If you’re planting something new in a pot that had contained, say, a tomato during the summer, add fertilizer to the soil at planting time or use a soluble fertilizer on the plants, because the soil will be depleted, McMahon said.
A red cabbage in a pot would be striking to look at, but wouldn’t give you much to eat, she said.
“I’ve even seeded mustard greens. Giant red mustard would be cool,” Marcum said. The kales he likes include the upright Dinosaur, a silvery charcoal blue-gray. “It’s a different color with heavily savoyed leaves. It’s very, very cool.”
Ornamental versions of grains and vegetables bring home the harvest theme in the fall. Ruffly ornamental kale and cabbage are popular ingredients in an autumnal pot.
Ornamental peppers – some with black foliage – catch fire in the fall, and sedums can take on an autumnal tinge. Ornamental millet and ornamental corn, reminiscent of the farm, are beautiful accompaniments in fall pots.
Marcum recommends trying ornamental grasses and ground covers, including liriope and ajuga, in containers.
He looks for “tall things,” so that the containers don’t look like they’ve just been planted. “You can cut cattails, corkscrew willow, bittersweet. ... I’ve even bundled ornamental grass tops with seed heads with twine,” sticking them in pots where height is needed, Marcum said.
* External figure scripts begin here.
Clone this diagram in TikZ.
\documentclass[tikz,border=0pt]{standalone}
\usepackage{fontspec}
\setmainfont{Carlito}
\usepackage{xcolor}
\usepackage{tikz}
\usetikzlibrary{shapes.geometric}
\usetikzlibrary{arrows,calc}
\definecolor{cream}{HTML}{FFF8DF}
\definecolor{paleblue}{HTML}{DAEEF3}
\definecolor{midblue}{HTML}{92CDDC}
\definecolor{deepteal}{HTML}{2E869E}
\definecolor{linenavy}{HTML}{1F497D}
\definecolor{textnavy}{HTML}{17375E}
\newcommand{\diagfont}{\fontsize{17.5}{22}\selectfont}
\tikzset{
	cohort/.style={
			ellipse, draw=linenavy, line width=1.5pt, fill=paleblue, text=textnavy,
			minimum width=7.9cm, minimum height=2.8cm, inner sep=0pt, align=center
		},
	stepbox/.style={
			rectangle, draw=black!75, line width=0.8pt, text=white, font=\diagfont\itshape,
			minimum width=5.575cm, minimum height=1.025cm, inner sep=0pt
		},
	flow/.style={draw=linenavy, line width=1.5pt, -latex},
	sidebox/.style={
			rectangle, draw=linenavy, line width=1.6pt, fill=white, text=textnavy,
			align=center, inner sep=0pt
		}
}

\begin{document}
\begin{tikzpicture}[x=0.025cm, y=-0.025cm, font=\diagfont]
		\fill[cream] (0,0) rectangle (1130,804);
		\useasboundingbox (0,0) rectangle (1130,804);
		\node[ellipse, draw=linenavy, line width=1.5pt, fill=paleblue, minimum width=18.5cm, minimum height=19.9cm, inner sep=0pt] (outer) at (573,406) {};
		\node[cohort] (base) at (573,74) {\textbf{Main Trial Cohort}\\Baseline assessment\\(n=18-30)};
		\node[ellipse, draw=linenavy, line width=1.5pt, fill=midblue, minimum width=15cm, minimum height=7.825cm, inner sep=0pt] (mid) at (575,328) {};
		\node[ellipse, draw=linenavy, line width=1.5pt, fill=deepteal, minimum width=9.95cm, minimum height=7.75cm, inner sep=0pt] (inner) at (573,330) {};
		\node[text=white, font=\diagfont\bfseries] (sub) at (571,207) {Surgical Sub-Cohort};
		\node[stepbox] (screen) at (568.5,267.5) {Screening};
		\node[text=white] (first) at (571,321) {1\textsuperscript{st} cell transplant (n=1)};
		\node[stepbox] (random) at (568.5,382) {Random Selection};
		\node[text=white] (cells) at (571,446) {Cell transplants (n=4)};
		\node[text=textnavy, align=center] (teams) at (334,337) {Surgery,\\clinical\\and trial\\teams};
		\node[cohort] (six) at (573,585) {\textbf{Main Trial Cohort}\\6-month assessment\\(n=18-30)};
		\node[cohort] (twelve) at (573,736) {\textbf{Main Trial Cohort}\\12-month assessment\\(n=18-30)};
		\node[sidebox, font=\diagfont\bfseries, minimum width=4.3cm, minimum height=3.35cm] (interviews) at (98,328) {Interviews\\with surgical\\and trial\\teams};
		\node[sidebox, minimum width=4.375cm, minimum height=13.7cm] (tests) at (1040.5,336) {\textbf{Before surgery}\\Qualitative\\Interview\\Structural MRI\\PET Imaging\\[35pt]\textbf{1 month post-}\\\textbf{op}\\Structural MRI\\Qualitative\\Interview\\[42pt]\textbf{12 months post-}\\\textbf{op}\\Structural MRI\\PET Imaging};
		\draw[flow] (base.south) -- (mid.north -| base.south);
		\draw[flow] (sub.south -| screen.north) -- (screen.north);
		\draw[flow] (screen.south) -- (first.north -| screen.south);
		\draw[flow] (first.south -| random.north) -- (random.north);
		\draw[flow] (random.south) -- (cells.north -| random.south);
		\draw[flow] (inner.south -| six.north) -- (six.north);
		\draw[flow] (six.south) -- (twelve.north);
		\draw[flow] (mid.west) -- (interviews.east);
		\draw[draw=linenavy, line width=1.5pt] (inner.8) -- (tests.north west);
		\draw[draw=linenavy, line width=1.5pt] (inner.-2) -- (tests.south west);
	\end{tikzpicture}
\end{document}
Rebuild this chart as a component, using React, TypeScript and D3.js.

Perennials such as coral bells and anemones also look good in the fall, Marcum said. Coral bells can survive winters in pots.
In shade, tropical plants that are usually used as houseplants can be used. Marcum said. Black Coffee rex begonias are one shade example. “Black and orange become more popular” as we get close to Halloween, he noted.
If you want to plant things that can live outside over the winter, look for perennials, shrubs or small trees that are hardy to Zone 4 or lower – two zones colder than our Zone 6. They need to be able to take the lower temperatures because they won’t have surrounding earth to protect them.
Terracotta pots often will crack in the cold, so be sure that your pots are frost-proof, or that you don’t mind if they break.